Most of the time time when I hear an entrepreneur talk to a venture capitalist about starting a "content business," it seems like the same topic comes up. In a content business, what's your competitive advantage?
This question highlights an area of competition that most technologists do not feel comfortable about. VCs feel great about distribution businesses. They like services that distribute ads, blogs, videos, music, or anything that can be turned into bits. Hosting and sharing and mobilizing are great too, especially if there's some form of lock-in for customers. Fortunes have been made turning proud media creators into "content."
You can host create blogs at Six Apart. You can share videos at YouTube. You can stream music at Last.fm. The brilliance of the Facebook newsfeed is that just by showing up, installing apps, adding friends, and sharing photos you create "content." For them. There are no touchy actors or expensive special effects.
The public markets recognize a similar value gap. Businesses that search, share or recommend media are valued much more highly than those that create the media itself. Google has dramatically higher margins, and market cap, than, say, TheStreet.com, home of Jim Cramer, and Disney, creator of (among many others) Lion King, Hannah Montana and High School Musical.
But can you build a great business creating the media that other companies are attempting to commoditize? If so, what are the elements of a great content
business?
It's worth looking at what's been funded lately. The recent slew of new HowTo sites like 5min provide a model of discoverable video amenable to advertising. Comedy sites like FunnyOrDie and Comedy.com aspire to entertain and create community. 60Frames and OnNetworks help finance independent, high-definition videos for distribution on other services. The assumption in building these companies - still an open question - is that low-cost production can create great quality underneath, or at least alongside, the current high-cost model.

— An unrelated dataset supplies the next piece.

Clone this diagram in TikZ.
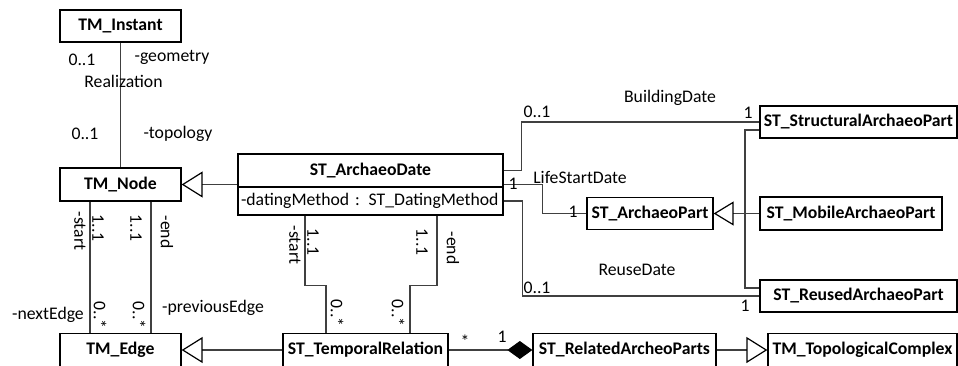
\documentclass[tikz,border=0pt]{standalone}
\usepackage{fontspec}
\setmainfont{Carlito}
\usetikzlibrary{arrows.meta}
\begin{document}
\begin{tikzpicture}[x=1pt,y=-1pt,
  cls/.style={draw=black,line width=1.3pt,fill=white,font=\fontsize{17.7}{20}\selectfont\bfseries,inner sep=0pt,minimum height=33pt},
  conn/.style={draw=black!75,line width=1.1pt},
  lbl/.style={font=\fontsize{17.7}{20}\selectfont,inner sep=0pt},
  vlbl/.style={lbl,rotate=-90},
  gen/.style={-{Triangle[open,length=21pt,width=26pt,line width=1.2pt,color=black]}},
  comp/.style={-{Diamond[length=25pt,width=18pt,color=black,fill=black]}}]
\useasboundingbox (0,0) rectangle (958,365);
% classes
\node[cls,minimum width=121pt,minimum height=32pt] (inst) at (120.5,26) {TM\_Instant};
\node[cls,minimum width=121pt] (node) at (120.5,184.5) {TM\_Node};
\node[cls,minimum width=121pt] (edge) at (120.5,350) {TM\_Edge};
\node[cls,minimum width=265pt] (dateT) at (370.5,170.5) {ST\_ArchaeoDate};
\node[cls,minimum width=265pt,minimum height=28pt,text width=259pt,align=left,font=\fontsize{17.7}{20}\selectfont] (dateA) at (370.5,201) {-datingMethod : ST\_DatingMethod};
\node[cls,minimum width=165pt] (tr) at (365.5,350) {ST\_TemporalRelation};
\node[cls,minimum width=183pt] (rap) at (624.5,350) {ST\_RelatedArcheoParts};
\node[cls,minimum width=189pt] (tc) at (862.5,350) {TM\_TopologicalComplex};
\node[cls,minimum width=197pt,minimum height=32pt] (sap) at (858.5,122) {ST\_StructuralArchaeoPart};
\node[cls,minimum width=182pt] (map) at (851,213.5) {ST\_MobileArchaeoPart};
\node[cls,minimum width=197pt,minimum height=32pt] (rep) at (858.5,296) {ST\_ReusedArchaeoPart};
\node[cls,minimum width=126pt,minimum height=32pt] (ap) at (650,213.5) {ST\_ArchaeoPart};
% connectors
\draw[conn] (inst.south) -- (node.north);
\draw[conn,gen] (dateT.west |- node.east) -- (node.east);
\draw[conn] ([xshift=-30.5pt]node.south) -- ([xshift=-30.5pt]edge.north);
\draw[conn] ([xshift=30.5pt]node.south) -- ([xshift=30.5pt]edge.north);
\draw[conn,gen] (tr.west) -- (edge.east);
\draw[conn] ([xshift=-65.5pt]dateA.south) -- ++(0,70) -| ([xshift=-39.5pt]tr.north);
\draw[conn] ([xshift=66.5pt]dateA.south) -- ++(0,70) -| ([xshift=44.5pt]tr.north);
\draw[conn,comp] (tr.east) -- (rap.west);
\draw[conn,gen] (rap.east) -- (tc.west);
\draw[conn] (dateT.east) -- ++(18,0) |- (sap.west);
\draw[conn] (dateT.east |- node.east) -- ++(39,0) |- (ap.west);
\draw[conn] (dateA.east) -- ++(19,0) |- (rep.west);
\draw[conn,-{Triangle[open,length=20pt,width=24pt,line width=1.2pt,color=black]}] (map.west) -- (ap.east);
\coordinate (j) at (745,213.5);
\draw[conn] ([yshift=-8pt]sap.west) -| (j) |- ([yshift=8pt]rep.west);
% labels
\node[lbl] (l1) at (82,60) {0..1};
\node[lbl] (l2) at (172,57) {-geometry};
\node[lbl] (l3) at (123.5,81) {Realization};
\node[lbl] (l4) at (85,134) {0..1};
\node[lbl] (l5) at (178,134) {-topology};
\node[vlbl] (l6) at (80,231) {-start};
\node[vlbl] (l7) at (98,228) {1..1};
\node[vlbl] (l8) at (136,228) {1..1};
\node[vlbl] (l9) at (167,232) {-end};
\node[vlbl] (l10) at (100,315) {0..*};
\node[vlbl] (l11) at (139,315) {0..*};
\node[lbl] (l12) at (48,315) {-nextEdge};
\node[lbl] (l13) at (213,308) {-previousEdge};
\node[vlbl] (l14) at (295,245) {-start};
\node[vlbl] (l15) at (313,242) {1..1};
\node[vlbl] (l16) at (422,242) {1..1};
\node[vlbl] (l17) at (453,248) {-end};
\node[vlbl] (l18) at (337,313) {0..*};
\node[vlbl] (l19) at (398,313) {0..*};
\node[lbl] (l20) at (465,341) {*};
\node[lbl] (l21) at (502,337) {1};
\node[lbl] (l22) at (537,112) {0..1};
\node[lbl] (l23) at (670,98) {BuildingDate};
\node[lbl] (l24) at (748,113) {1};
\node[lbl] (l25) at (513,184) {1};
\node[lbl] (l26) at (580,177) {LifeStartDate};
\node[lbl] (l27) at (573,212) {1};
\node[lbl] (l28) at (637,270) {ReuseDate};
\node[lbl] (l29) at (537,288) {0..1};
\node[lbl] (l30) at (745,306) {1};
\end{tikzpicture}
\end{document}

In Seattle, companies like BuddyTV are creating original stories about new television shows that both drive traffic and help build a social network. Zillow is increasingly building a community of buyers and sellers around its core real estate data. These communities would not come together if the content wasn't there. Almost all of these services rely on the same inexpensive overseas labor that has driven down the cost of software development. Bits are bits.
I think Comcast understood the relative value of content compared to distribution when they made a failed attempt to buy Disney. FIOS can't take value away from Cinderella.
I was recently part of a roundtable discussion with online marketers about how to drive traffic through SEO. One business marketer commented that traffic to their site was increasingly coming through their blog. Traffic has increased dramatically since they added a full-time person to create "content": not just blog entries but also videos, photos, and news entries.
What's becoming clear to me is that everyone who has an online presence is, in some form, in the media business. If you want to get traffic, you have to be interesting. You may not be making movies or publishing music, but if what you're putting on your site is boring or amateur, people won't pay attention. So invest in content: it's much more valuable than you think.
Hey Brian,
“But can you build a great business creating the media that other companies are attempting to commoditize? If so, what are the elements of a great content business?”
I think my business will get your attention when you review my very recent submission with Madrona. I believe that Twitter is similar to my business in terms of application framework, and a great example of a company that breaks the mold that you speak of in your question.
"With Twitter, you can stay hyper–connected to your friends and always know what they’re doing. Or, you can stop following them any time. You can even set quiet times on Twitter so you’re not interrupted.
Twitter puts you in control and becomes a modern antidote to information overload."
Twitter is a mashup of web media and communication content that produces a single new media and communication content. I understand if I am not clear enough. Simply put, I think Twitter is the example you ask for when you said "can you build a great business creating the media that other companies are attempting to commoditize?"
My business is a much better example. :)
Cheers.
--
Aziz
Posted by: RAGZ | March 24, 2008 at 11:14 PM
Hi Aziz,
I'm looking forward to hearing more about your plan!